Presentandosi come nuova manna alla quale fece riferimento nell’unica preghiera da Lui insegnataci, il Padre Nostro, Gesù completa così l’opera della Nuova Pasqua. Analizzando le parole di Luca e Matteo nella traduzione letterale, si comprende come il “nostro pane quotidiano” altro non sia che “il pane soprannaturale”, quello per cui la vulgata latina di San Girolamo parlava di Panem supersubstanzialem. È così che va tradotto il neologismo greco (che si può trovare solo a partire dal passo evangelico) epìousia, inteso come ciò che è “sopra l’essere”. È questa la nuova manna dal cielo a cui gli ebrei del primo secolo credettero immediatamente.
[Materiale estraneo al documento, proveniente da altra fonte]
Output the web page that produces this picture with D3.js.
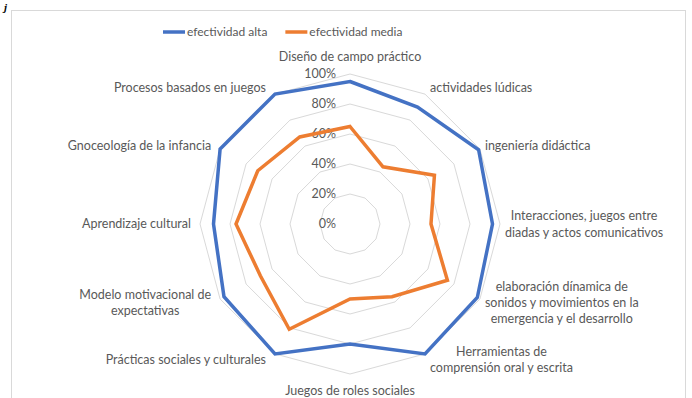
<!DOCTYPE html>
<html>
<head>
<meta charset="utf-8">
<script src="https://cdn.jsdelivr.net/npm/d3@7"></script>
<style>
  body { margin: 0; background: #fff; }
  svg { display: block; font-family: Lato, "Open Sans", sans-serif; }
  .axis-label { fill: #595959; font-size: 12.5px; }
  .tick-label { fill: #595959; font-size: 12.5px; }
  .legend-text { fill: #595959; font-size: 12px; }
</style>
</head>
<body>
<svg id="chart" width="692" height="398"></svg>
<script>
// categories (clockwise from top), line breaks as in the original
var categories = [
    ["Diseño de campo práctico"],
    ["actividades lúdicas"],
    ["ingeniería didáctica"],
    ["Interacciones, juegos entre", "diadas y actos comunicativos"],
    ["elaboración dínamica de", "sonidos y movimientos en la", "emergencia y el desarrollo"],
    ["Herramientas de", "comprensión oral y escrita"],
    ["Juegos de roles sociales"],
    ["Prácticas sociales y culturales"],
    ["Modelo motivacional de", "expectativas"],
    ["Aprendizaje cultural"],
    ["Gnoceología de la infancia"],
    ["Procesos basados en juegos"]
]
var alta  = [0.95, 0.90, 0.99, 0.95, 0.98, 1.00, 0.80, 1.00, 0.97, 0.91, 1.00, 1.00]
var media = [0.65, 0.44, 0.65, 0.54, 0.75, 0.56, 0.50, 0.81, 0.69, 0.76, 0.71, 0.67]
var seriesNames = ["efectividad alta", "efectividad media"]
var ticks = [0, 0.2, 0.4, 0.6, 0.8, 1.0]

var colors = d3.scaleOrdinal()
    .domain(seriesNames)
    .range(["#4472C4", "#ED7D31"])

var svg = d3.select("#chart")
var cx = 350, cy = 224, radius = 150

// chart frame + stray glyph from the cropped document
svg.append("rect")
    .attr("x", 11.5).attr("y", 10.5)
    .attr("width", 674).attr("height", 400)
    .attr("fill", "none").attr("stroke", "#d9d9d9")
svg.append("text")
    .attr("x", 4).attr("y", 11)
    .attr("font-style", "italic").attr("font-weight", "bold")
    .attr("font-size", 11).attr("font-family", "Liberation Serif")
    .text("j")

var r = d3.scaleLinear().domain([0, 1]).range([0, radius])
var angle = d3.scaleLinear().domain([0, categories.length]).range([0, 2 * Math.PI])

var g = svg.append("g").attr("transform", "translate(" + cx + "," + cy + ")")

// grid polygons
var ring = d3.lineRadial()
    .angle((d, i) => angle(i))
    .radius(d => r(d))
    .curve(d3.curveLinearClosed)

g.append("g").selectAll("path")
    .data(ticks.filter(t => t > 0))
    .join("path")
    .attr("d", t => ring(categories.map(() => t)))
    .attr("fill", "none")
    .attr("stroke", "#d9d9d9")
    .attr("stroke-width", 1)

// tick labels
g.append("g").selectAll("text")
    .data(ticks)
    .join("text")
    .attr("class", "tick-label")
    .attr("x", -14)
    .attr("y", t => -r(t))
    .attr("dy", "0.35em")
    .attr("text-anchor", "end")
    .text(d3.format(".0%"))

// series
var series = [
    { name: seriesNames[0], values: alta },
    { name: seriesNames[1], values: media }
]
g.append("g").selectAll("path")
    .data(series)
    .join("path")
    .attr("d", s => ring(s.values))
    .attr("fill", "none")
    .attr("stroke", s => colors(s.name))
    .attr("stroke-width", 3.5)
    .attr("stroke-linejoin", "miter")

// category labels
var lineH = 16.3
var labels = g.append("g")
categories.forEach(function(lines, i) {
    var a = angle(i)
    var sx = Math.sin(a), cyy = -Math.cos(a)
    var vx = sx * radius, vy = cyy * radius
    var t = labels.append("text").attr("class", "axis-label")
    lines.forEach(function(l) { t.append("tspan").text(l) })
    var widths = []
    t.selectAll("tspan").each(function() { widths.push(this.getComputedTextLength()) })
    var maxW = d3.max(widths)
    var x0, yc
    if (Math.abs(sx) < 0.01) {
        x0 = vx - maxW / 2
        yc = vy + (cyy < 0 ? -17 : 17)
    } else if (sx > 0) {
        x0 = vx + 5
        yc = vy + cyy * 7
    } else {
        x0 = vx - 9 - maxW
        yc = vy + cyy * 7
    }
    var top = yc - (lines.length - 1) * lineH / 2
    t.selectAll("tspan")
        .attr("x", x0 + maxW / 2)
        .attr("y", (d, j) => top + j * lineH)
        .attr("dy", "0.35em")
        .attr("text-anchor", "middle")
})

// legend
var legend = svg.append("g").attr("transform", "translate(0,32)")
var lx = 163
series.forEach(function(s) {
    var lg = legend.append("g").attr("transform", "translate(" + lx + ",0)")
    lg.append("line")
        .attr("x1", 0).attr("x2", 22)
        .attr("stroke", colors(s.name))
        .attr("stroke-width", 3.5)
    var tx = lg.append("text")
        .attr("class", "legend-text")
        .attr("x", 24)
        .attr("dy", "0.35em")
        .text(s.name)
    lx += 24 + tx.node().getComputedTextLength() + 18
})
</script>
</body>
</html>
Restava così da sciogliere però l’unico dilemma: come non accusare i cristiani di essere sostanzialmente dei cannibali. Qui Pitre ricorda che solo ad Emmaus si comprese tutto: il Corpo che Gesù offre è un Corpo risorto, non più vincolato dallo spazio e dal tempo. Mangiare il Corpo di Cristo è così strettamente collegato alla resurrezione corporea dei credenti nell’ultimo giorno. Lo stesso dicasi per il sangue, la cui proibizione a berlo rimaneva anche ai tempi di Gesù, perché sede della vita secondo la cultura ebraica, ma che nella prospettiva post crocifissione assume tutto il suo significato di risurrezione.

E proprio durante la crocifissione si conclude l’Ultima Cena. Pitre nota, ma questa è solo la sua, suggestiva ipotesi di studio, che dei quattro calici di vino previsti dal rituale ebraico per celebrare la Pasqua, soltanto tre vennero consumati nel Cenacolo. L’ultimo, il quarto, venne bevuto da Gesù sulla croce quando, dicendo «ho sete» ricevette la spugna imbevuta di aceto e adempì così la precedente profezia che «da questo momento non berrò più del frutto della vite finché non venga il regno di Dio». Un gesto decisivo, terminato il quale, pronunciò quel «tutto è compiuto», che chiude così l’Ultima Cena e dopo la Resurrezione apre l’umanità alla promessa di averLo con noi «tutti i giorni, fino alla fine del mondo».